Slovenia becomes first EU country to introduce fuel rationing

https://www.bbc.com/news/articles/c77m4zx6zvmo

Slovenia becomes first EU state to introduce fuel rationing

Until further notice, motorists in Slovenia will be restricted to a maximum purchase of 50 litres of fuel per day.

Hope that gets Europe to invest in renewables and leave oil behind.
Hasn't Germany and the UK been investing in renewables for years now? They must be feeling pretty happy about that decision right now unlike oil obsessed countries like the US.

For electricity generation, the UK is currently generating 50% via renewables. It goes up and down each day of course, storage is not a solved problem yet.

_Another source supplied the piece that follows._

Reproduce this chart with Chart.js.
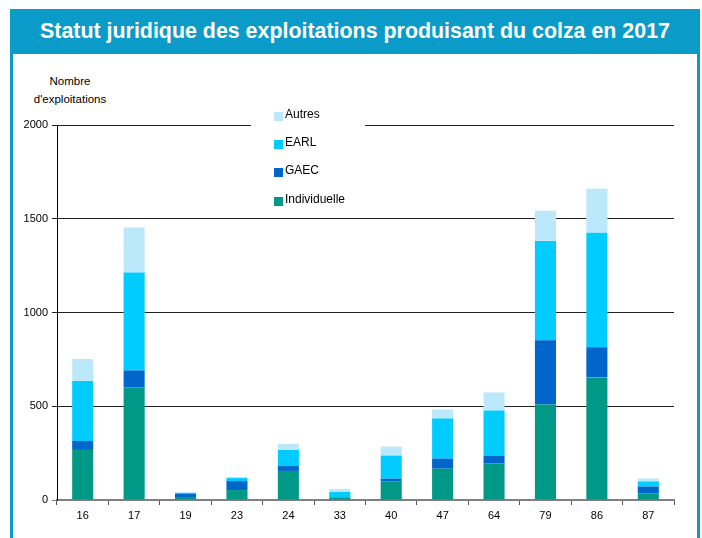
<!DOCTYPE html>
<html>
<head>
<meta charset="utf-8">
<script src="https://cdn.jsdelivr.net/npm/chart.js@4/dist/chart.umd.min.js"></script>
<style>
html,body{margin:0;padding:0;background:#fff;width:702px;height:538px;overflow:hidden;}
#frame{position:absolute;left:10px;top:9px;width:684px;height:540px;border-left:3px solid #0a9bc9;border-right:3px solid #0a9bc9;}
#header{position:absolute;left:10px;top:9px;width:690px;height:45px;background:#0a9bc9;color:#fff;
  font-family:"Liberation Sans",Arial,sans-serif;font-weight:bold;font-size:21.4px;line-height:45px;text-align:center;white-space:nowrap;}
#ytitle{position:absolute;left:20px;top:72px;width:100px;text-align:center;font-family:"Liberation Sans",Arial,sans-serif;font-size:11.5px;line-height:18px;color:#000;}
canvas{position:absolute;left:0;top:0;}
</style>
</head>
<body>
<div id="frame"></div>
<div id="header">Statut juridique des exploitations produisant du colza en 2017</div>
<div id="ytitle">Nombre<br>d'exploitations</div>
<canvas id="c" width="702" height="538"></canvas>
<script>
const categories = ["16","17","19","23","24","33","40","47","64","79","86","87"];
const individuelle = [267, 600, 16, 53, 155, 14, 98, 167, 194, 510, 654, 36];
const gaec         = [48, 91, 16, 48, 26, 2, 16, 54, 43, 342, 161, 36];
const earl         = [320, 523, 5, 16, 86, 27, 123, 214, 241, 530, 610, 27];
const autres       = [117, 240, 6, 6, 32, 16, 48, 48, 96, 161, 235, 16];
const seriesNames  = ["Individuelle", "GAEC", "EARL", "Autres"];
const seriesColors = ["#009987", "#0066cc", "#00ccff", "#bce8fc"];
const yTicks = [0, 500, 1000, 1500, 2000];

const legendPlugin = {
  id: 'customLegend',
  afterDraw(chart) {
    const ctx = chart.ctx;
    ctx.save();
    ctx.fillStyle = '#fff';
    ctx.fillRect(251, 104, 114, 108);
    const order = [3, 2, 1, 0];
    const ys = [116, 144, 172, 201];
    ctx.font = '12px "Liberation Sans", Arial, sans-serif';
    ctx.textBaseline = 'middle';
    order.forEach((di, i) => {
      const ds = chart.data.datasets[di];
      ctx.fillStyle = ds.backgroundColor;
      ctx.fillRect(274, ys[i] - 4, 9, 9);
      ctx.fillStyle = '#000';
      ctx.fillText(ds.label, 285, ys[i] - 1);
    });
    ctx.restore();
  }
};

const datasets = [individuelle, gaec, earl, autres].map((d, i) => ({
  label: seriesNames[i],
  data: d,
  backgroundColor: seriesColors[i],
  borderWidth: 0,
  categoryPercentage: 1,
  barPercentage: 0.41
}));

new Chart(document.getElementById('c'), {
  type: 'bar',
  data: { labels: categories, datasets },
  plugins: [legendPlugin],
  options: {
    responsive: false,
    animation: false,
    layout: { padding: { top: 125, right: 28, left: 0, bottom: 0 } },
    plugins: { legend: { display: false }, tooltip: { enabled: false }, title: { display: false } },
    scales: {
      x: {
        stacked: true,
        afterFit(s) { s.height = 38; },
        grid: { drawOnChartArea: false, drawTicks: true, tickLength: 5, color: '#555', offset: true },
        border: { display: true, color: '#808080', width: 2 },
        ticks: { color: '#000', font: { family: '"Liberation Sans", Arial, sans-serif', size: 11 }, padding: 4 }
      },
      y: {
        stacked: true,
        min: 0, max: 2000,
        afterFit(s) { s.width = 57; },
        afterBuildTicks(s) { s.ticks = yTicks.map(v => ({ value: v })); },
        grid: { color: (c) => c.tick && c.tick.value === 0 ? '#808080' : '#222', lineWidth: 1, tickLength: 5, drawTicks: true },
        border: { display: true, color: '#000', width: 1 },
        ticks: { color: '#000', font: { family: '"Liberation Sans", Arial, sans-serif', size: 11 }, padding: 4,
                 callback: (v) => String(v) }
      }
    }
  }
});
</script>
</body>
</html>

Nice visualisations of the current status:
https://grid.iamkate.com/

Electricity is only a part of the whole energy sector, but it's relevant to this thread about EVs.

National Grid: Live

Shows the live status of Great Britain’s electric power transmission network

Yes, but it is not enough. It helps a lot when sunny, and weekend mid-day gross market prices for electricity hover just above zero, but there's not enough batteries, flexibility, and other renewables to avoid price spikes in the morning and evening peak, when hydro and gas plants are still covering a lot.

Partly, though both have had periods of right wing governments trying to make this problem worse to benefit their oil and gas industry backers.

And now the same people are saying that the answer is more oil and gas.

A quarter of a century ago, the first quarter of 2001, Britain used 39 TWh of coal electrical generation, 36 TWh of gas and 21 TWh of nuclear.

Today we're lot more energy efficient†, and the renewables made more than 25 TWh, but nuclear is now less than 10 TWh, we of course no longer burn coal, which leaves 30 TWh of gas still and we have a lot more imports (because we have a lot more interconnect, which is also a form of energy security)

† For example back then we mostly used incandescent light bulbs! And a lot of people still used CRT televisions back then!